◆ DATA SECTION ◆
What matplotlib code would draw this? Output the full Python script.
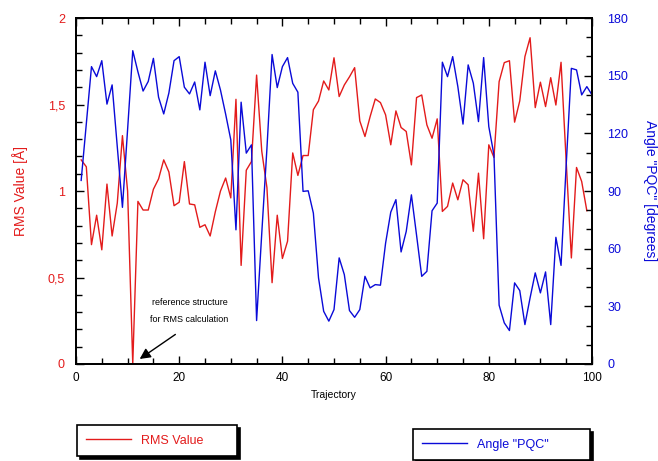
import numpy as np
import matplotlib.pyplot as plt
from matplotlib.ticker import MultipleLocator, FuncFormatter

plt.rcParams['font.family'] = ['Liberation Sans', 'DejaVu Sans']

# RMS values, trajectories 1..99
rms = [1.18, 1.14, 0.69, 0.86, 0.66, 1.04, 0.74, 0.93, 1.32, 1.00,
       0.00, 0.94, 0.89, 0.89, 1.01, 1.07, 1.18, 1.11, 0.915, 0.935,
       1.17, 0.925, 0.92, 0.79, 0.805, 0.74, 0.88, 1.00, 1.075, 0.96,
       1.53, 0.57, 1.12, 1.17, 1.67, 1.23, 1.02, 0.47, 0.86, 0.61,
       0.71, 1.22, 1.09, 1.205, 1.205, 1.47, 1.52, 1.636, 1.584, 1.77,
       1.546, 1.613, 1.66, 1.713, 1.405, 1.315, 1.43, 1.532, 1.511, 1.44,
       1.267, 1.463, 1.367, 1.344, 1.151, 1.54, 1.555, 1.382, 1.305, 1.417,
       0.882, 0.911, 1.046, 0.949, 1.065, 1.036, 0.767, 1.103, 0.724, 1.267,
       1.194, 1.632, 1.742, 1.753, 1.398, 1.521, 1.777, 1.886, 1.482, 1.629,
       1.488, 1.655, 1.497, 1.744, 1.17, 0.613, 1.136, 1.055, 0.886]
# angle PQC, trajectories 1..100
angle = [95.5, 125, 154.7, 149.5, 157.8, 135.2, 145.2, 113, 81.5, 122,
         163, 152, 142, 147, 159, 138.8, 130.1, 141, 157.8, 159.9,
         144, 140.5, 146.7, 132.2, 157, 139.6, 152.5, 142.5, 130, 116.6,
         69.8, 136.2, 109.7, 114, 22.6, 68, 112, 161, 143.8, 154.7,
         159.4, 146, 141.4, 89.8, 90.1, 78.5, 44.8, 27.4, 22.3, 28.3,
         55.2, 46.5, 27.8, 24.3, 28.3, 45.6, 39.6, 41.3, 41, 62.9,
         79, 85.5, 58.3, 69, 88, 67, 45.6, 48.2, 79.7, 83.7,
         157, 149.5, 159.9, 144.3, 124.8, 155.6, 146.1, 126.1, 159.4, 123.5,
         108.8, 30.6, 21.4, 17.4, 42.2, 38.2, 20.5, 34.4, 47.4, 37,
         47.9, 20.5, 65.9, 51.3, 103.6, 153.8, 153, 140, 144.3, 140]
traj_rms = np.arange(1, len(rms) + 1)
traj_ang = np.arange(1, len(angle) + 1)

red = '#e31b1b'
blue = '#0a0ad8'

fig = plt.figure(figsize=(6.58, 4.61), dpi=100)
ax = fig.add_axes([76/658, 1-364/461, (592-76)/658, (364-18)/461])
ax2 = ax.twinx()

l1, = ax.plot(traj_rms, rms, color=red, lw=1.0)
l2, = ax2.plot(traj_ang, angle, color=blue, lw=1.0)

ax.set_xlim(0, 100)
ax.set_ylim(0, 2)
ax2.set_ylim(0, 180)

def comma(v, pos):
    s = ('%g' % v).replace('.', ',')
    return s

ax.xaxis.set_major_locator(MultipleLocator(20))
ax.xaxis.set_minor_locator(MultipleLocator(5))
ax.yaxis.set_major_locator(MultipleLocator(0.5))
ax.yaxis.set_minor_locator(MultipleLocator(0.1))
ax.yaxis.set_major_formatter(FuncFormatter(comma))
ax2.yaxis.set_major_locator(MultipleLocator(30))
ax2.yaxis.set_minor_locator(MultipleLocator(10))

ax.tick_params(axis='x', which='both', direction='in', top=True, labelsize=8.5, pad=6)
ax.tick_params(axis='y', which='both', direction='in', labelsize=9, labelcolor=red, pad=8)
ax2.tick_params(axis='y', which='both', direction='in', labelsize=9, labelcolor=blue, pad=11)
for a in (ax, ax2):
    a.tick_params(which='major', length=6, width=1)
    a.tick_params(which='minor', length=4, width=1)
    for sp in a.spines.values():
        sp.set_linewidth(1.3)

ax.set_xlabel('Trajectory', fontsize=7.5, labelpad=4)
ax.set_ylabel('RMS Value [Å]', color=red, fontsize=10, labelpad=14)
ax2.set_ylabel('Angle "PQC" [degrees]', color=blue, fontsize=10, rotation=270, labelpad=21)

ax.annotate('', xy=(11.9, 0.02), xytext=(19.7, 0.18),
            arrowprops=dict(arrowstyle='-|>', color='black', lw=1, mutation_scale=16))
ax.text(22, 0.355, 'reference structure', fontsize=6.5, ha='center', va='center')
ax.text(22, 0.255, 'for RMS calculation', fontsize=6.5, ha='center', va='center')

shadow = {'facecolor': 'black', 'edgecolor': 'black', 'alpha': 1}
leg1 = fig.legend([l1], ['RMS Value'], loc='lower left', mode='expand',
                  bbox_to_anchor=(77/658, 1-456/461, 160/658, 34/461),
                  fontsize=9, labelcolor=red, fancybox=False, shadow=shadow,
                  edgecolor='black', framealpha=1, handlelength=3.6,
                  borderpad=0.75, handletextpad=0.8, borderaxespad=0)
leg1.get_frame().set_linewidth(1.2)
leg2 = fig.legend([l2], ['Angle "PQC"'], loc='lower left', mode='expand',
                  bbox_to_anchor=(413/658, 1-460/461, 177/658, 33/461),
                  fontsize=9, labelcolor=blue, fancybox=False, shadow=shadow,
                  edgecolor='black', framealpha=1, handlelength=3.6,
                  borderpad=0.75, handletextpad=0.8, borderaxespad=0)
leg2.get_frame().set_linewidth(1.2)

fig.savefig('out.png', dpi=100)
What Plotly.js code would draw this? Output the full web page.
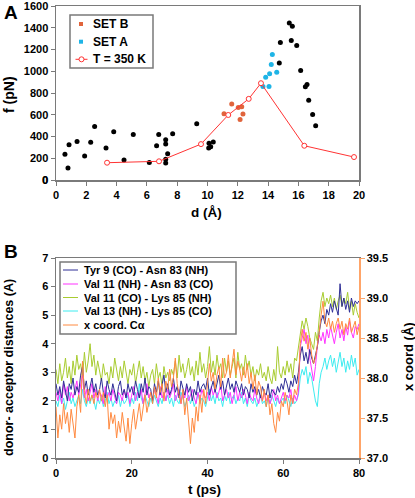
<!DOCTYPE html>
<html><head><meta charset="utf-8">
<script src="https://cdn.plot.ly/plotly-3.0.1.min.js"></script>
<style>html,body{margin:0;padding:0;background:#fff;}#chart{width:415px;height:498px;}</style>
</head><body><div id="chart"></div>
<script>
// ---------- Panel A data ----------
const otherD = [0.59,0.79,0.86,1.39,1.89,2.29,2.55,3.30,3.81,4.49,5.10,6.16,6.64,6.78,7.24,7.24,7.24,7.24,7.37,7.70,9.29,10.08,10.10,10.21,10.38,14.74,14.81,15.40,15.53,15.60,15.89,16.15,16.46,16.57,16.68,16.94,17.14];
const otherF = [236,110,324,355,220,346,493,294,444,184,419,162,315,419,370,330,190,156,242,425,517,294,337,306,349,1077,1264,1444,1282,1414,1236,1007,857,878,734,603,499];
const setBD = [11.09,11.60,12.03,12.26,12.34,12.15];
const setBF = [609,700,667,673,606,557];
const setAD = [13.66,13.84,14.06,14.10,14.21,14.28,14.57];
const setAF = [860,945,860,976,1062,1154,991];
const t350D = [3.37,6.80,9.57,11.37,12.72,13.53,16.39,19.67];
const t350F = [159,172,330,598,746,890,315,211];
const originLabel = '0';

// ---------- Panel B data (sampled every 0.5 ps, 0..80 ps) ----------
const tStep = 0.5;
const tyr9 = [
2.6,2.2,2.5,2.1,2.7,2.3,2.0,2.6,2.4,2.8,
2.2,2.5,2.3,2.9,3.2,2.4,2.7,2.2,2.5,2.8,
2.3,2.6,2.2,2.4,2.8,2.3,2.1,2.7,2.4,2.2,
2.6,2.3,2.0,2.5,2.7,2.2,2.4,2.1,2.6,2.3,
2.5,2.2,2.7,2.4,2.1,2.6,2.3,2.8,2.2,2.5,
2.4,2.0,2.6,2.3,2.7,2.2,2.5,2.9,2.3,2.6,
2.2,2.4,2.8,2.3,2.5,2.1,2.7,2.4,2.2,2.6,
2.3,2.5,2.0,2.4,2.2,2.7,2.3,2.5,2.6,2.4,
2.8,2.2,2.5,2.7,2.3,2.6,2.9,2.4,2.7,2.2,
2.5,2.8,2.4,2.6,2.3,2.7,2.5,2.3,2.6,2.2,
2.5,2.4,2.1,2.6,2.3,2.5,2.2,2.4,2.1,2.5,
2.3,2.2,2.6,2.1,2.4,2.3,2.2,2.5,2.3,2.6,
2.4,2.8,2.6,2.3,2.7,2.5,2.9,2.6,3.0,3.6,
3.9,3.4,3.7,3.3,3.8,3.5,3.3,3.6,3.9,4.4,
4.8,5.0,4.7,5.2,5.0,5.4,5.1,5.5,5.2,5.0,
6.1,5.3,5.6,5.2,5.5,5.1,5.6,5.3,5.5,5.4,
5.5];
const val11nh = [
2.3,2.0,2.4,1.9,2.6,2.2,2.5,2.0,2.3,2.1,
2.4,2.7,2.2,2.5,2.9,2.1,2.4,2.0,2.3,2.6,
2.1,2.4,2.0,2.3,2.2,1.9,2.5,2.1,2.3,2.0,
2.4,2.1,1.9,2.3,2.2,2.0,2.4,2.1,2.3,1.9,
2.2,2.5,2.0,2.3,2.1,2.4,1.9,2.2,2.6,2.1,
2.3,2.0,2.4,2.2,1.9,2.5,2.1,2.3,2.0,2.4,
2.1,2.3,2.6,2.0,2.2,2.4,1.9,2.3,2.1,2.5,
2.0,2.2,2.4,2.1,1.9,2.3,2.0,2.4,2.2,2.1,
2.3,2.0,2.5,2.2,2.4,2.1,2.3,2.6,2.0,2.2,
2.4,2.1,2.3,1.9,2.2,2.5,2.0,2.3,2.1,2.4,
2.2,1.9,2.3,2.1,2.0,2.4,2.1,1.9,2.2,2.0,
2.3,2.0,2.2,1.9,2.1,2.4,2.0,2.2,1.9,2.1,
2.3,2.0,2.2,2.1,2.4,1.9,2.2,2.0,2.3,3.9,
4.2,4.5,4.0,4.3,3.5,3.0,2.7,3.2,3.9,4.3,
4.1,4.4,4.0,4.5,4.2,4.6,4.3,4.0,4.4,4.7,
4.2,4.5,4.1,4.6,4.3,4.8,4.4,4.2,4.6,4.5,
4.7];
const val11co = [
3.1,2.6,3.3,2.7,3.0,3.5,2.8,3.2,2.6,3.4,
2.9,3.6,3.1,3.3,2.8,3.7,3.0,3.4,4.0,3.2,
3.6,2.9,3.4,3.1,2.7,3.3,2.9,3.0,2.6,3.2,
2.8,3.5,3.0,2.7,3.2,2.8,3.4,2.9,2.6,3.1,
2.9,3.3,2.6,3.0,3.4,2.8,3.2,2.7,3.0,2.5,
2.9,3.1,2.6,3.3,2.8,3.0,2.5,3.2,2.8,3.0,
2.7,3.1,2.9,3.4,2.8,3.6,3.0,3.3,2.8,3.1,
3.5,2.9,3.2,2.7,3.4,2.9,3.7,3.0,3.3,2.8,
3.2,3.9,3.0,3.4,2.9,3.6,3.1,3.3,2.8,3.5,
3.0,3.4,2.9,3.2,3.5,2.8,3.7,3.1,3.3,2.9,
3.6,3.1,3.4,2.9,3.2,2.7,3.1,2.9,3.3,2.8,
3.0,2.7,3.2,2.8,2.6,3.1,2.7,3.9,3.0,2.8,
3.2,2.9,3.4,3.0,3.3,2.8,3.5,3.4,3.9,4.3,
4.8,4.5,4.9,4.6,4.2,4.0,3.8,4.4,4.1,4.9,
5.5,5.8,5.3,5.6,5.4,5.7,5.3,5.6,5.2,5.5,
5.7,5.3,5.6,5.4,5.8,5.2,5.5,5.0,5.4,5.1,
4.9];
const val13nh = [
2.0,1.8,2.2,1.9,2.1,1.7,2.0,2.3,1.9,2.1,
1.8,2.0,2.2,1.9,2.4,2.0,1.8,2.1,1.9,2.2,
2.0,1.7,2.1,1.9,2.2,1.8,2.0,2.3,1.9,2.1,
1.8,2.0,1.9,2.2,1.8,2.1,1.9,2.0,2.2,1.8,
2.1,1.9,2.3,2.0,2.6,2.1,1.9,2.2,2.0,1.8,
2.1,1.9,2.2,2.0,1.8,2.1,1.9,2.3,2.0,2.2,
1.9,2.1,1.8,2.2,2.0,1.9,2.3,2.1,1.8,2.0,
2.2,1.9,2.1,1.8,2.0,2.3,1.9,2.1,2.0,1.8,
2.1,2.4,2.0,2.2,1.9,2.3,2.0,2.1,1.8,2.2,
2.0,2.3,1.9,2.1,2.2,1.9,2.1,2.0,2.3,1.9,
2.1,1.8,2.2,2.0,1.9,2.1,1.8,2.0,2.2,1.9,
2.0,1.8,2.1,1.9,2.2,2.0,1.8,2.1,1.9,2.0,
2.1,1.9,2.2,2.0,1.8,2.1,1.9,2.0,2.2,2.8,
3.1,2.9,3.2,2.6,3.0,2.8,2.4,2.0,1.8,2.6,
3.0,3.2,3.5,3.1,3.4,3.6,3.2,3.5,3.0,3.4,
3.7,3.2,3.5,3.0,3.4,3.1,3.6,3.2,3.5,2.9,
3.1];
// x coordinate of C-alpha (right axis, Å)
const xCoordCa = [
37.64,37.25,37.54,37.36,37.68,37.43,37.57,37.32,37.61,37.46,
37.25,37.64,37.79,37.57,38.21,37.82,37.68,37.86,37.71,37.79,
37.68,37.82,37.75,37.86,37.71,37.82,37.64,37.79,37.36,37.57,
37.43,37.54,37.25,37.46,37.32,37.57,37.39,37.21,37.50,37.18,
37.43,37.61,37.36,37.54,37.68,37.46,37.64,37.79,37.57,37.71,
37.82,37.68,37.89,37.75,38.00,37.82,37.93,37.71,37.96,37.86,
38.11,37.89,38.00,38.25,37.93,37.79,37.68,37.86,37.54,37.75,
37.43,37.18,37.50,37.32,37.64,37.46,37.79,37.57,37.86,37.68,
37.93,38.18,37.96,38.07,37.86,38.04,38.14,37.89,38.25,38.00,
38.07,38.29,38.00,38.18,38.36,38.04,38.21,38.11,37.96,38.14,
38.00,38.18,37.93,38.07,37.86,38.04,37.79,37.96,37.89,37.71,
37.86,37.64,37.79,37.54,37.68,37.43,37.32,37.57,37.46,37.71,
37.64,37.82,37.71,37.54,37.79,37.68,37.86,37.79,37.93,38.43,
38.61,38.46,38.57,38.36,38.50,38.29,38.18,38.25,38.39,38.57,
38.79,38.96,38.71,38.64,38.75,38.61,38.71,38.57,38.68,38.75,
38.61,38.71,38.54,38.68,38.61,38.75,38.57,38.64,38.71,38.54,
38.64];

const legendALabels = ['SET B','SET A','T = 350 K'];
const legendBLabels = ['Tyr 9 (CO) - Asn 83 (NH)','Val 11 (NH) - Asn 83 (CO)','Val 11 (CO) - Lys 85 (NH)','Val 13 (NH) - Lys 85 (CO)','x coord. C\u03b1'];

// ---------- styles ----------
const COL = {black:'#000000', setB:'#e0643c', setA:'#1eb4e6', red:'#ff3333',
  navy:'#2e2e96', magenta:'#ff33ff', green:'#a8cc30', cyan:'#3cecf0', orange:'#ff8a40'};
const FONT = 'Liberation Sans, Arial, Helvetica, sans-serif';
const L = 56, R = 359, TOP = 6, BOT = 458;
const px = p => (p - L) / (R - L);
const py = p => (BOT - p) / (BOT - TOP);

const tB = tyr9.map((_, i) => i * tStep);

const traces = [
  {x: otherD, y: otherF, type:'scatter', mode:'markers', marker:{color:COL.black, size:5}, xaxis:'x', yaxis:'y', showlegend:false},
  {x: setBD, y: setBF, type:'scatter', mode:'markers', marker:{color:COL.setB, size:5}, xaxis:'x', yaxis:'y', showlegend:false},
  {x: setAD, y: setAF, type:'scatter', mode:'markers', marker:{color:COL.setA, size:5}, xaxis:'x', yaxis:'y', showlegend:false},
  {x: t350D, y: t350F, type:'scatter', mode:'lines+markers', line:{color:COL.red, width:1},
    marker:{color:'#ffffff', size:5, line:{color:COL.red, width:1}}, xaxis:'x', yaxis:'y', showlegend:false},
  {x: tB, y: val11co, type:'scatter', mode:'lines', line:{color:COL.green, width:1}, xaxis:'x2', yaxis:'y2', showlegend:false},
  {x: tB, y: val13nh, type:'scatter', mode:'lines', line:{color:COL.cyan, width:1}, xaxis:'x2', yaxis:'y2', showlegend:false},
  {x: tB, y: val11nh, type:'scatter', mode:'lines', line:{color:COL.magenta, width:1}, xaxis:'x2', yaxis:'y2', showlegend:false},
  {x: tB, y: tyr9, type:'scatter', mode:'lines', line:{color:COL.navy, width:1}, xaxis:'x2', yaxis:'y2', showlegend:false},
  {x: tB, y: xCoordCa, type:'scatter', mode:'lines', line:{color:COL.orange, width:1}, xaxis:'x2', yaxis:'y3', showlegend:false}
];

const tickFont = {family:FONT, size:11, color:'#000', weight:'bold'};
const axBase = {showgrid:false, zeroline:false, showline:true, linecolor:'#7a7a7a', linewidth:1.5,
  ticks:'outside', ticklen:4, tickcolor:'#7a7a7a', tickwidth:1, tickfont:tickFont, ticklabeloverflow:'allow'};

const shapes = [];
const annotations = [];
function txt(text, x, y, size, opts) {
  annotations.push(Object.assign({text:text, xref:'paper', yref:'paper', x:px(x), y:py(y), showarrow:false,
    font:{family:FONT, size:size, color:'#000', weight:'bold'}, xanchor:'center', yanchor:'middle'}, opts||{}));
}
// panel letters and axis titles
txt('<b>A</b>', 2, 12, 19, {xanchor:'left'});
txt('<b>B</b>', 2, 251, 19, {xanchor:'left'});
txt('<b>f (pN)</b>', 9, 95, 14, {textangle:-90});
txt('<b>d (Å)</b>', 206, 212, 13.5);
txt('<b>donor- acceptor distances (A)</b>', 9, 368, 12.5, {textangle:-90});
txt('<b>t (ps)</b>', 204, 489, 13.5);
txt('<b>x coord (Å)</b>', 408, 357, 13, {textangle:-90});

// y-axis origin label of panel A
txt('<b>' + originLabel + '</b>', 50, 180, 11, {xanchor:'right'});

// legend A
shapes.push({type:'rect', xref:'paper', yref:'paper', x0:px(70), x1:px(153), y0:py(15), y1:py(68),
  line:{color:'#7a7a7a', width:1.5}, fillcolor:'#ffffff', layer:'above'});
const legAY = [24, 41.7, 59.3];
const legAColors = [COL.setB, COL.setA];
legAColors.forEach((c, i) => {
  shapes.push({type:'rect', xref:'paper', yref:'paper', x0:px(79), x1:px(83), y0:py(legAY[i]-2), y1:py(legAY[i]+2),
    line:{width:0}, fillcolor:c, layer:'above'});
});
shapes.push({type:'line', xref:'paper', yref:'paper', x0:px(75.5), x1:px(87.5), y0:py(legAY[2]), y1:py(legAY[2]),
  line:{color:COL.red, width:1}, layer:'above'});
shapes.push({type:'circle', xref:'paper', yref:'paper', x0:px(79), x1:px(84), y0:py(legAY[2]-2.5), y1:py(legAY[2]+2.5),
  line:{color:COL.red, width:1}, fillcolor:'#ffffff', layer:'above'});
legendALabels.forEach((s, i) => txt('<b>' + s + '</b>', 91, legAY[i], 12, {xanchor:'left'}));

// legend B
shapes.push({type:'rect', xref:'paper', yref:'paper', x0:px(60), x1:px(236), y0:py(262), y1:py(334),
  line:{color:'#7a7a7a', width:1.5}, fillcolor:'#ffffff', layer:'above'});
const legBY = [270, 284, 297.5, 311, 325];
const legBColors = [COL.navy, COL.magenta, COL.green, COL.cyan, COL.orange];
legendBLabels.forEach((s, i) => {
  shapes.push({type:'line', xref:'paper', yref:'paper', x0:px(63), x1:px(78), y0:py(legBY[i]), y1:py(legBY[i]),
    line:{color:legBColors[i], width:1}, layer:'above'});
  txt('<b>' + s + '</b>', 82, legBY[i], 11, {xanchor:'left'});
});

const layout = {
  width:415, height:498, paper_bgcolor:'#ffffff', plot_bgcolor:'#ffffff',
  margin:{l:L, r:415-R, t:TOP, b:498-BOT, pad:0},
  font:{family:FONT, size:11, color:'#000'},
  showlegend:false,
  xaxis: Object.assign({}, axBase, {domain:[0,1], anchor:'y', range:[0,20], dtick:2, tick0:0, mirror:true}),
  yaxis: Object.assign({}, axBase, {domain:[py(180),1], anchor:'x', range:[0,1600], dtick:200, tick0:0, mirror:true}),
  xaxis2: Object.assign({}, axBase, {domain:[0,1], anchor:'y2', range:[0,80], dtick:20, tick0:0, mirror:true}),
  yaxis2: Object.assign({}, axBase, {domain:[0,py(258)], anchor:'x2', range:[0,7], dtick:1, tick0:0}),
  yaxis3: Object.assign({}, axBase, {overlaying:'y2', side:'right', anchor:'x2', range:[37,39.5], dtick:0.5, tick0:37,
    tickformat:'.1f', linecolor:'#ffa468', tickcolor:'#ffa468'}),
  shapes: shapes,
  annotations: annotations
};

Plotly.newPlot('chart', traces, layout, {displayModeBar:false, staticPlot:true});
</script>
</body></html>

◆ STATED GOAL ◆
Repeat the listing above exactly from its first line to the line containing "plt.rcParams['font.family'] = ['Liberation", both included, and omit the pictures.

◆ EXERCISE RESULT ◆
What matplotlib code would draw this? Output the full Python script.
import numpy as np
import matplotlib.pyplot as plt
from matplotlib.ticker import MultipleLocator, FuncFormatter

plt.rcParams['font.family'] = ['Liberation Sans', 'DejaVu Sans']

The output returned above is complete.